→ **SOURCE RECORDS**

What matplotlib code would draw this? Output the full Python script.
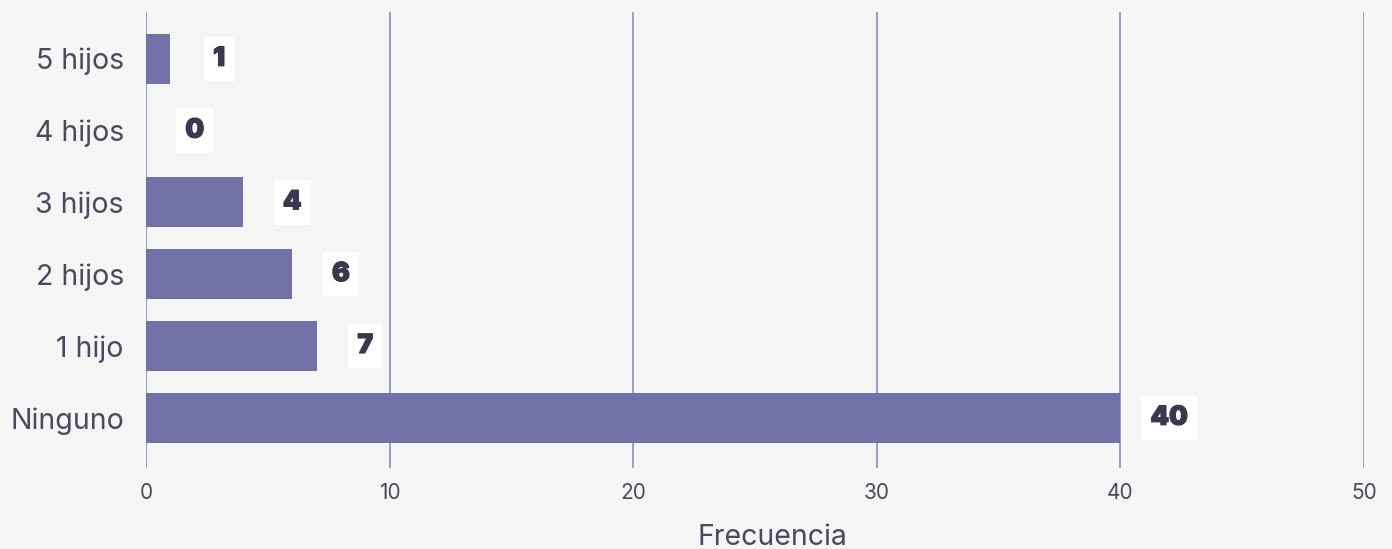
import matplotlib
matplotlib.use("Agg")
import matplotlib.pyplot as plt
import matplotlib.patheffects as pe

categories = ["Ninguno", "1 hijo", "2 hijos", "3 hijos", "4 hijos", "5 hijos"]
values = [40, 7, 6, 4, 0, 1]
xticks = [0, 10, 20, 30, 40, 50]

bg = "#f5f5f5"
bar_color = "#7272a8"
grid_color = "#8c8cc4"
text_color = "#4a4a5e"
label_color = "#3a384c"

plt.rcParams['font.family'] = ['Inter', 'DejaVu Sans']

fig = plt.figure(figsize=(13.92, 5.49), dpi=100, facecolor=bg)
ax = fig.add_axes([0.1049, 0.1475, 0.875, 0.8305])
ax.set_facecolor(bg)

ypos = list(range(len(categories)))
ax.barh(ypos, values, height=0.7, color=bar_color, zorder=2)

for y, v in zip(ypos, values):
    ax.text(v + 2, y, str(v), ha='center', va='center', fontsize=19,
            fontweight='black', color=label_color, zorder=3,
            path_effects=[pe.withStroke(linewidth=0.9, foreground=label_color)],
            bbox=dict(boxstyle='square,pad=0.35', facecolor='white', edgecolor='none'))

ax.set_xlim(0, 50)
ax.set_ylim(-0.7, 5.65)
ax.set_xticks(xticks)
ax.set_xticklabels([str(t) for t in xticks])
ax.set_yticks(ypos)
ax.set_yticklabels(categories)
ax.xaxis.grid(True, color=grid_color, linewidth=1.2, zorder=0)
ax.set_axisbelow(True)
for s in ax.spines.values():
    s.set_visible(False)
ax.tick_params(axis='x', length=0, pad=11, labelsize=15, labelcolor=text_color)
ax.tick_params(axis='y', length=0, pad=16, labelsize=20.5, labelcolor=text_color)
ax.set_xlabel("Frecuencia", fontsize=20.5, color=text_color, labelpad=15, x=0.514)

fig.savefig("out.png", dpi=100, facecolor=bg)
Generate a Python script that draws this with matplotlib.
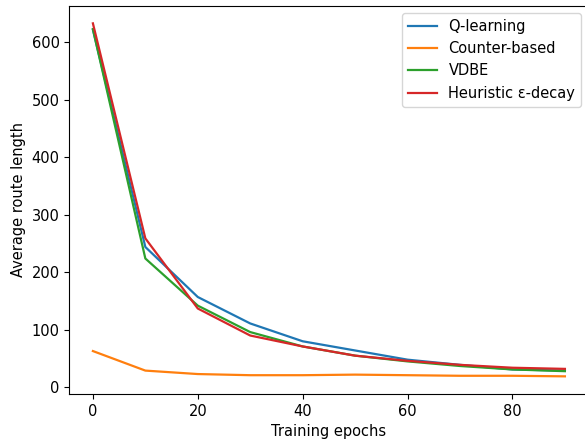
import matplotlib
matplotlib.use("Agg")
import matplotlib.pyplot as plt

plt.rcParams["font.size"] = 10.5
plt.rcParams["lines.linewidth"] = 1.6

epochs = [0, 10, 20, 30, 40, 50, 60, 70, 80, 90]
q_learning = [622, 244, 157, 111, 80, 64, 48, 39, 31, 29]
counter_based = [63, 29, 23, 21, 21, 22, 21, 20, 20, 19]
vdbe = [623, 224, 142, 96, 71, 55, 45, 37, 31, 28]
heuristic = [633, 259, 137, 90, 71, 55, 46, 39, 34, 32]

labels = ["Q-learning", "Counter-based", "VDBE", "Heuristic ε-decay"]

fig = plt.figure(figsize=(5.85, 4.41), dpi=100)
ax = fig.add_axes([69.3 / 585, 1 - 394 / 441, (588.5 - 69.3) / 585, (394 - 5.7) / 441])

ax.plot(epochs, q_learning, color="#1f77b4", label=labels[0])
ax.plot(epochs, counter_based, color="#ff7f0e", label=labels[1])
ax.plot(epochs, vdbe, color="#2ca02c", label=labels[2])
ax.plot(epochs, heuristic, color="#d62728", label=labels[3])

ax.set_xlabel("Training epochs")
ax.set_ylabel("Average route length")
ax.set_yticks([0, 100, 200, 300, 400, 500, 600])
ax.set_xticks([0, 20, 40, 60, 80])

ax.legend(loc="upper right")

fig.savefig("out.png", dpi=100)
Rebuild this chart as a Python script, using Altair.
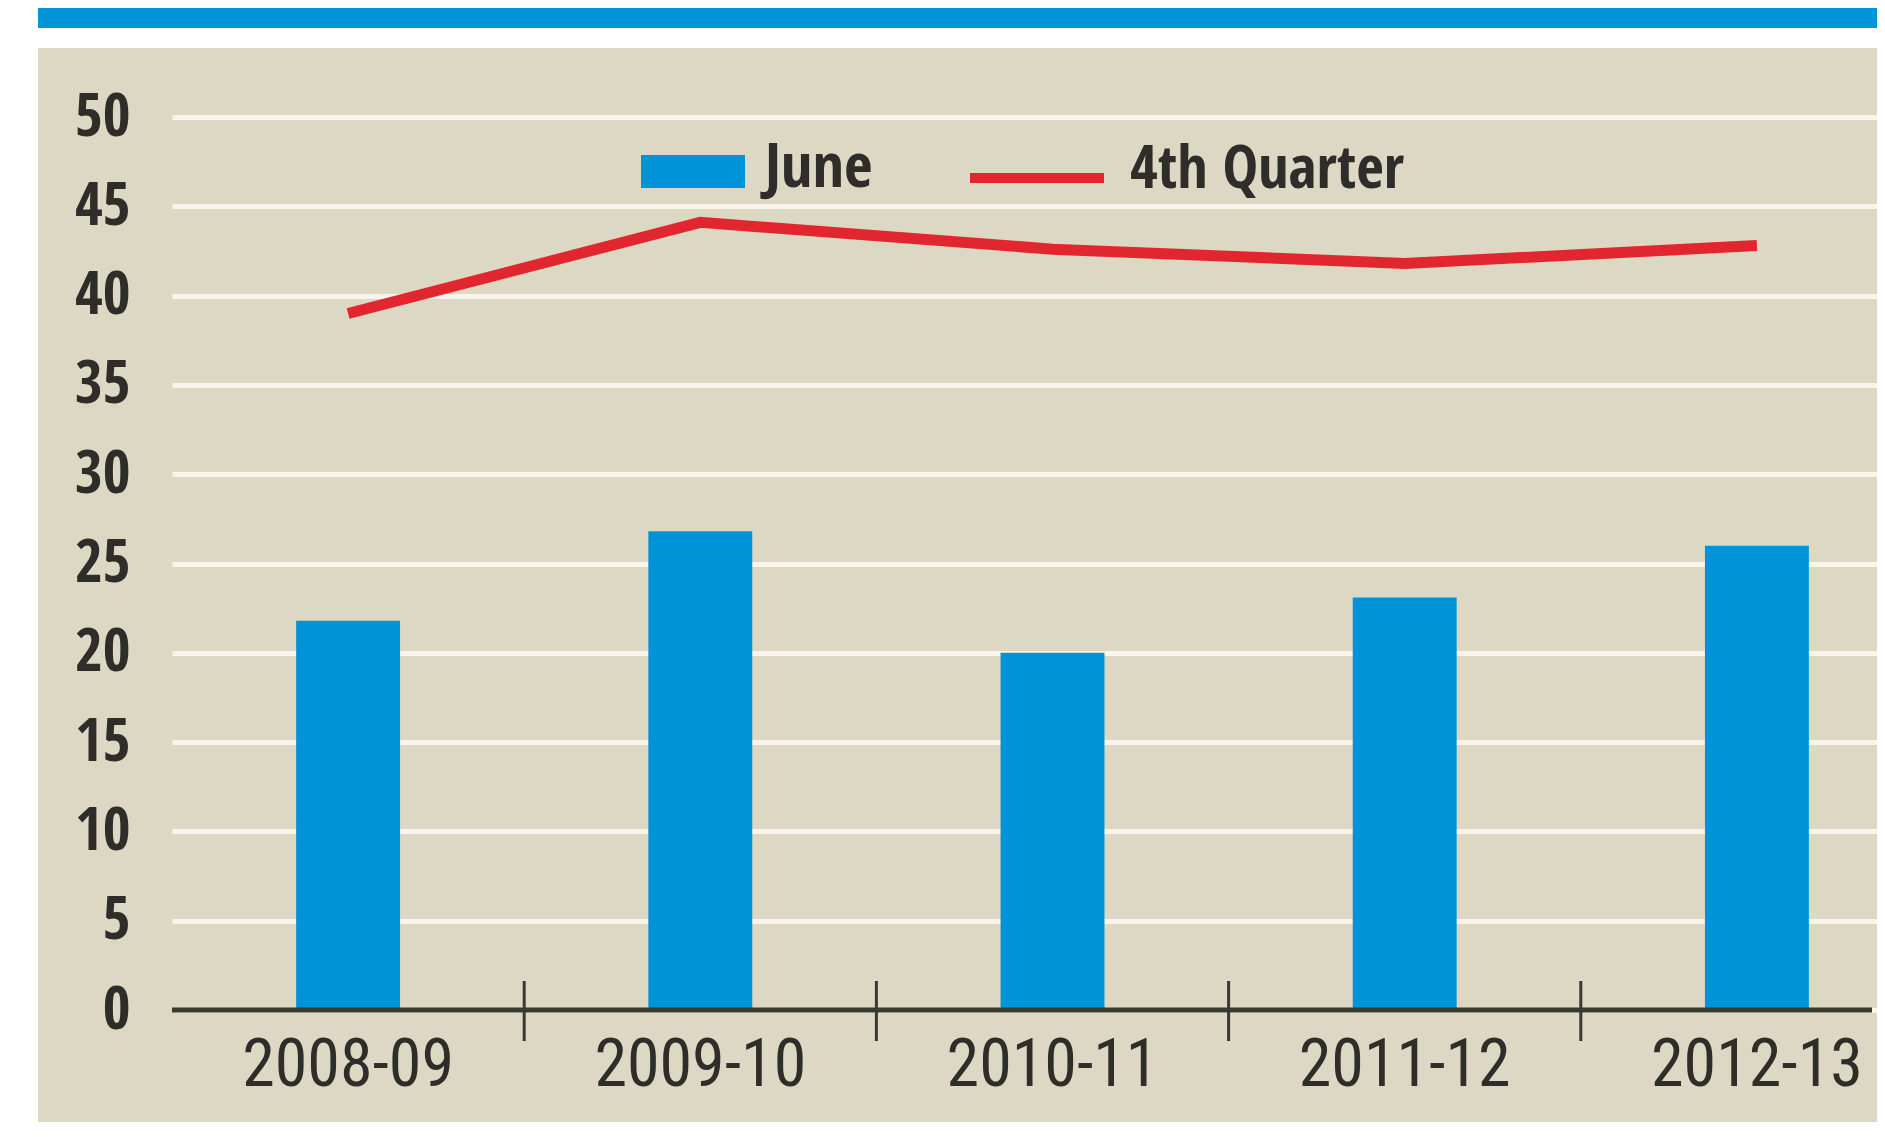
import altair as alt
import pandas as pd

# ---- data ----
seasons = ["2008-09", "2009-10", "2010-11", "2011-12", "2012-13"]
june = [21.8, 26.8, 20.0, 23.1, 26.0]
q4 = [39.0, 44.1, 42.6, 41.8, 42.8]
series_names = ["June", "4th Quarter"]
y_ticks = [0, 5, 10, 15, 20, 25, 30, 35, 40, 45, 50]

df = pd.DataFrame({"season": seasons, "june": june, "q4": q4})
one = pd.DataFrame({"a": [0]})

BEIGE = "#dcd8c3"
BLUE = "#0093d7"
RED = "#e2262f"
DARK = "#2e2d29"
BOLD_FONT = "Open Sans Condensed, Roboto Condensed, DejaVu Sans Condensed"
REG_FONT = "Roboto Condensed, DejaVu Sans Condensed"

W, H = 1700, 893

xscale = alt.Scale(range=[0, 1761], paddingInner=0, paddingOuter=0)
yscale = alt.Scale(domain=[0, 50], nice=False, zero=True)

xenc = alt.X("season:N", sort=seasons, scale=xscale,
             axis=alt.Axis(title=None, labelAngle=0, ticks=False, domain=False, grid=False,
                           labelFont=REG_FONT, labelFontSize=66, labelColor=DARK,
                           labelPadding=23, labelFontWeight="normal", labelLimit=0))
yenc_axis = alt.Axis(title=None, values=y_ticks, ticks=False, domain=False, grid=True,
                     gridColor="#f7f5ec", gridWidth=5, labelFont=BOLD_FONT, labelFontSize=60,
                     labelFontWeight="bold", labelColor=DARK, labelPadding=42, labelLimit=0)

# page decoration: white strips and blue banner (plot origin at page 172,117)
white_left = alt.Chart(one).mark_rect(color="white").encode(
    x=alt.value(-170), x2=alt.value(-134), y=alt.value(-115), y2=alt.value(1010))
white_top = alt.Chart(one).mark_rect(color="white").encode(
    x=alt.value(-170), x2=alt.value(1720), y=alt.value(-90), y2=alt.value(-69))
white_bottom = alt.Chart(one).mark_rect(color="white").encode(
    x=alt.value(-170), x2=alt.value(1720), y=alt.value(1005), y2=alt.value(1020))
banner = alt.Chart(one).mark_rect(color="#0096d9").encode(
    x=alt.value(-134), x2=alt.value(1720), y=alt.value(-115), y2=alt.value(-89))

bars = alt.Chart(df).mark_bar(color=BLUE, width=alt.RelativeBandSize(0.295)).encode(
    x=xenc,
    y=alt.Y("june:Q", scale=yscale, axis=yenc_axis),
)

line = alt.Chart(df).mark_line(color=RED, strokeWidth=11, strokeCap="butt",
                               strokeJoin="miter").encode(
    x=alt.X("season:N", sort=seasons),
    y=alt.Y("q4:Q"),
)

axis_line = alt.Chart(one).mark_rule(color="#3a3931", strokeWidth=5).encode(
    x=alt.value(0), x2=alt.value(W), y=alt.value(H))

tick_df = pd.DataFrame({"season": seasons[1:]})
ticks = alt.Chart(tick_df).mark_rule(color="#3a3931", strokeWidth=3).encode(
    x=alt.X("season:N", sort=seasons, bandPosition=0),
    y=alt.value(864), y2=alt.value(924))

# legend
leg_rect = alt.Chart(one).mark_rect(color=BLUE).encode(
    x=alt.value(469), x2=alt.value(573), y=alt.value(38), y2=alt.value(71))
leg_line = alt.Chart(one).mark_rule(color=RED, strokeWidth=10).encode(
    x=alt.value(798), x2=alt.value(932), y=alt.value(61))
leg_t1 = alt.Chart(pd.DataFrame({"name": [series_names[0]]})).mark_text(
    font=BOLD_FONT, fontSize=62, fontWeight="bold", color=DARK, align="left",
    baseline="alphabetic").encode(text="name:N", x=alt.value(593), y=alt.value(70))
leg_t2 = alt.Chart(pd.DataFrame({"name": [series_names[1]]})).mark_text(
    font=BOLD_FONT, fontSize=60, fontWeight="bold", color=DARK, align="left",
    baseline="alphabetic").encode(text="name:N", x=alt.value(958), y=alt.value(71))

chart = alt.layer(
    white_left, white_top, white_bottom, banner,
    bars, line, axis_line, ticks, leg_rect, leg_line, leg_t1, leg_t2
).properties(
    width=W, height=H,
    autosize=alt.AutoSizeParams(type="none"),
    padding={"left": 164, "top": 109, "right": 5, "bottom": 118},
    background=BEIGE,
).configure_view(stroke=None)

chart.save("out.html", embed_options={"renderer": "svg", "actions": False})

→ **WHAT TO WORK ON**
Output the material word for word, omitting its pictures.

→ **RESPONSE BELOW**
What matplotlib code would draw this? Output the full Python script.
import matplotlib
matplotlib.use("Agg")
import matplotlib.pyplot as plt
import matplotlib.patheffects as pe

categories = ["Ninguno", "1 hijo", "2 hijos", "3 hijos", "4 hijos", "5 hijos"]
values = [40, 7, 6, 4, 0, 1]
xticks = [0, 10, 20, 30, 40, 50]

bg = "#f5f5f5"
bar_color = "#7272a8"
grid_color = "#8c8cc4"
text_color = "#4a4a5e"
label_color = "#3a384c"

plt.rcParams['font.family'] = ['Inter', 'DejaVu Sans']

fig = plt.figure(figsize=(13.92, 5.49), dpi=100, facecolor=bg)
ax = fig.add_axes([0.1049, 0.1475, 0.875, 0.8305])
ax.set_facecolor(bg)

ypos = list(range(len(categories)))
ax.barh(ypos, values, height=0.7, color=bar_color, zorder=2)

for y, v in zip(ypos, values):
    ax.text(v + 2, y, str(v), ha='center', va='center', fontsize=19,
            fontweight='black', color=label_color, zorder=3,
            path_effects=[pe.withStroke(linewidth=0.9, foreground=label_color)],
            bbox=dict(boxstyle='square,pad=0.35', facecolor='white', edgecolor='none'))

ax.set_xlim(0, 50)
ax.set_ylim(-0.7, 5.65)
ax.set_xticks(xticks)
ax.set_xticklabels([str(t) for t in xticks])
ax.set_yticks(ypos)
ax.set_yticklabels(categories)
ax.xaxis.grid(True, color=grid_color, linewidth=1.2, zorder=0)
ax.set_axisbelow(True)
for s in ax.spines.values():
    s.set_visible(False)
ax.tick_params(axis='x', length=0, pad=11, labelsize=15, labelcolor=text_color)
ax.tick_params(axis='y', length=0, pad=16, labelsize=20.5, labelcolor=text_color)
ax.set_xlabel("Frecuencia", fontsize=20.5, color=text_color, labelpad=15, x=0.514)

fig.savefig("out.png", dpi=100, facecolor=bg)
Generate a Python script that draws this with matplotlib.
import matplotlib
matplotlib.use("Agg")
import matplotlib.pyplot as plt

plt.rcParams["font.size"] = 10.5
plt.rcParams["lines.linewidth"] = 1.6

epochs = [0, 10, 20, 30, 40, 50, 60, 70, 80, 90]
q_learning = [622, 244, 157, 111, 80, 64, 48, 39, 31, 29]
counter_based = [63, 29, 23, 21, 21, 22, 21, 20, 20, 19]
vdbe = [623, 224, 142, 96, 71, 55, 45, 37, 31, 28]
heuristic = [633, 259, 137, 90, 71, 55, 46, 39, 34, 32]

labels = ["Q-learning", "Counter-based", "VDBE", "Heuristic ε-decay"]

fig = plt.figure(figsize=(5.85, 4.41), dpi=100)
ax = fig.add_axes([69.3 / 585, 1 - 394 / 441, (588.5 - 69.3) / 585, (394 - 5.7) / 441])

ax.plot(epochs, q_learning, color="#1f77b4", label=labels[0])
ax.plot(epochs, counter_based, color="#ff7f0e", label=labels[1])
ax.plot(epochs, vdbe, color="#2ca02c", label=labels[2])
ax.plot(epochs, heuristic, color="#d62728", label=labels[3])

ax.set_xlabel("Training epochs")
ax.set_ylabel("Average route length")
ax.set_yticks([0, 100, 200, 300, 400, 500, 600])
ax.set_xticks([0, 20, 40, 60, 80])

ax.legend(loc="upper right")

fig.savefig("out.png", dpi=100)
Rebuild this chart as a Python script, using Altair.
import altair as alt
import pandas as pd

# ---- data ----
seasons = ["2008-09", "2009-10", "2010-11", "2011-12", "2012-13"]
june = [21.8, 26.8, 20.0, 23.1, 26.0]
q4 = [39.0, 44.1, 42.6, 41.8, 42.8]
series_names = ["June", "4th Quarter"]
y_ticks = [0, 5, 10, 15, 20, 25, 30, 35, 40, 45, 50]

df = pd.DataFrame({"season": seasons, "june": june, "q4": q4})
one = pd.DataFrame({"a": [0]})

BEIGE = "#dcd8c3"
BLUE = "#0093d7"
RED = "#e2262f"
DARK = "#2e2d29"
BOLD_FONT = "Open Sans Condensed, Roboto Condensed, DejaVu Sans Condensed"
REG_FONT = "Roboto Condensed, DejaVu Sans Condensed"

W, H = 1700, 893

xscale = alt.Scale(range=[0, 1761], paddingInner=0, paddingOuter=0)
yscale = alt.Scale(domain=[0, 50], nice=False, zero=True)

xenc = alt.X("season:N", sort=seasons, scale=xscale,
             axis=alt.Axis(title=None, labelAngle=0, ticks=False, domain=False, grid=False,
                           labelFont=REG_FONT, labelFontSize=66, labelColor=DARK,
                           labelPadding=23, labelFontWeight="normal", labelLimit=0))
yenc_axis = alt.Axis(title=None, values=y_ticks, ticks=False, domain=False, grid=True,
                     gridColor="#f7f5ec", gridWidth=5, labelFont=BOLD_FONT, labelFontSize=60,
                     labelFontWeight="bold", labelColor=DARK, labelPadding=42, labelLimit=0)

# page decoration: white strips and blue banner (plot origin at page 172,117)
white_left = alt.Chart(one).mark_rect(color="white").encode(
    x=alt.value(-170), x2=alt.value(-134), y=alt.value(-115), y2=alt.value(1010))
white_top = alt.Chart(one).mark_rect(color="white").encode(
    x=alt.value(-170), x2=alt.value(1720), y=alt.value(-90), y2=alt.value(-69))
white_bottom = alt.Chart(one).mark_rect(color="white").encode(
    x=alt.value(-170), x2=alt.value(1720), y=alt.value(1005), y2=alt.value(1020))
banner = alt.Chart(one).mark_rect(color="#0096d9").encode(
    x=alt.value(-134), x2=alt.value(1720), y=alt.value(-115), y2=alt.value(-89))

bars = alt.Chart(df).mark_bar(color=BLUE, width=alt.RelativeBandSize(0.295)).encode(
    x=xenc,
    y=alt.Y("june:Q", scale=yscale, axis=yenc_axis),
)

line = alt.Chart(df).mark_line(color=RED, strokeWidth=11, strokeCap="butt",
                               strokeJoin="miter").encode(
    x=alt.X("season:N", sort=seasons),
    y=alt.Y("q4:Q"),
)

axis_line = alt.Chart(one).mark_rule(color="#3a3931", strokeWidth=5).encode(
    x=alt.value(0), x2=alt.value(W), y=alt.value(H))

tick_df = pd.DataFrame({"season": seasons[1:]})
ticks = alt.Chart(tick_df).mark_rule(color="#3a3931", strokeWidth=3).encode(
    x=alt.X("season:N", sort=seasons, bandPosition=0),
    y=alt.value(864), y2=alt.value(924))

# legend
leg_rect = alt.Chart(one).mark_rect(color=BLUE).encode(
    x=alt.value(469), x2=alt.value(573), y=alt.value(38), y2=alt.value(71))
leg_line = alt.Chart(one).mark_rule(color=RED, strokeWidth=10).encode(
    x=alt.value(798), x2=alt.value(932), y=alt.value(61))
leg_t1 = alt.Chart(pd.DataFrame({"name": [series_names[0]]})).mark_text(
    font=BOLD_FONT, fontSize=62, fontWeight="bold", color=DARK, align="left",
    baseline="alphabetic").encode(text="name:N", x=alt.value(593), y=alt.value(70))
leg_t2 = alt.Chart(pd.DataFrame({"name": [series_names[1]]})).mark_text(
    font=BOLD_FONT, fontSize=60, fontWeight="bold", color=DARK, align="left",
    baseline="alphabetic").encode(text="name:N", x=alt.value(958), y=alt.value(71))

chart = alt.layer(
    white_left, white_top, white_bottom, banner,
    bars, line, axis_line, ticks, leg_rect, leg_line, leg_t1, leg_t2
).properties(
    width=W, height=H,
    autosize=alt.AutoSizeParams(type="none"),
    padding={"left": 164, "top": 109, "right": 5, "bottom": 118},
    background=BEIGE,
).configure_view(stroke=None)

chart.save("out.html", embed_options={"renderer": "svg", "actions": False})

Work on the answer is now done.